7 Mistakes to Avoid with Balance Transfer Cards
7 Mistakes to Avoid with Balance Transfer Cards. When it comes to finding innovative solutions to manage and reduce your debt, balance transfer credit cards often emerge as a beacon of hope. By transferring high-interest credit card balances to a card with a lower interest rate, the potential savings can be significant. But, like all financial tools, they come with a set of pitfalls. Dive in to discover the seven mistakes to avoid with balance transfer cards, ensuring you reap the benefits without the regrets.
Applying without checking if you qualify
The market is teeming with balance transfer card options. Yet, the catch is they aren’t all tailored to everyone. Many have stringent eligibility criteria, be it related to credit scores, annual incomes, or other financial metrics. But, jumping headfirst and applying without checking can lead to a hard rejection, which, in turn, affects your credit score.
Insight: Most financial platforms and credit card issuers offer online tools that let you pre-qualify. This process gives a hint on the cards you’re likely to get approved for, without denting your credit score. Always take a moment to pre-qualify to avoid pointless hard inquiries on your credit report.
Assuming you can transfer over all of your debt to one card
Hoping to toss all your debts onto one magic card? That could be a castle in the air. Most balance transfer cards have ceilings on how much debt you can move over. Beyond just the monetary cap, the nature of debt also matters. Transferring balances from cash advances or from another balance transfer card might be off-limits.
Tip: Dive deep into the card’s terms and conditions. Not only will you discover the maximum you can transfer, but you’ll also unearth any specific exclusions. It’s always better to be informed than surprised.
Not taking into account the balance transfer fee
The allure of a 0% introductory APR is powerful. But hidden in its shadow is often a balance transfer fee. A common oversight, these fees typically range between 3% to 5% of the transferred amount. So, while you might escape the interest clutches for a while, this fee can nibble away at your savings.
Example: If you transfer a debt of $10,000 with a 4% transfer fee, that’s an extra $400 added to your balance right off the bat.
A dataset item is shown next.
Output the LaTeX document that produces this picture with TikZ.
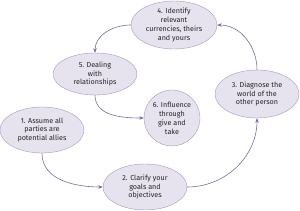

When calculating potential savings from the transfer, always factor this in.
Moreover, while the 0% introductory APR is a boon, the duration it lasts varies. Some cards offer this rate for 12 months, while others might extend it to 21 months. This period represents your window of maximum savings, post which standard APRs apply.
Making a late payment on the new card
Your shiny new balance transfer card comes with a promise – the 0% introductory APR. But this promise is fragile. A single late payment can shatter it, catapulting your APR from 0% to the standard rate. This sudden surge can be a significant setback in your debt reduction journey.
Strategy: Embrace automation. By setting up automatic payments, you eliminate the risk of human forgetfulness. This simple step ensures you’re always on time, preserving that precious 0% APR.
Running up the debt on the old card
Transferring balances might empty your old card, but it’s vital to remember it’s not out of the game. The now vacant credit line can tempt you back into spending, which can snowball into another debt mountain before you realize it.
Recommendation: Post-transfer, evaluate the need for your old card. If it doesn’t offer significant benefits, consider closing it. If you decide to keep it, perhaps for lengthening your credit history, store it away and keep it out of regular use. If you must use it, ensure you can pay off the balance in full monthly.
Not having a payoff plan
A balance transfer card offers a break, not a debt waiver. The end of the introductory period will eventually come, and if you’re unprepared, the remaining balance will start accruing interest at the standard rate.
Plan Ahead: Divide your total transferred amount by the months in your 0% APR window. This gives you a monthly payment target. By adhering to this, you’ll eliminate the balance by the time the standard rate kicks in, optimizing your savings.
Not understanding the terms and conditions
The terms and conditions aren’t just obligatory legalese. They’re the rulebook for your card. From fees to features, everything’s detailed there. Not understanding these nuances can lead to unforeseen charges or missed benefits.
Best Practice: Don’t just skim; study the terms. If jargons perplex you, don’t hesitate to reach out to the card issuer for clarifications. Being informed is the first step to being in control.
Balance transfer cards are potent weapons in the battle against debt. But like all weapons, they demand respect and understanding. By sidestepping the pitfalls listed above, you arm yourself with the knowledge to wield them effectively. As with any financial journey, the path to debt freedom is paved with diligence, awareness, and timely action. With the right balance transfer card strategy, a debt-free horizon isn’t just a dream but an achievable reality.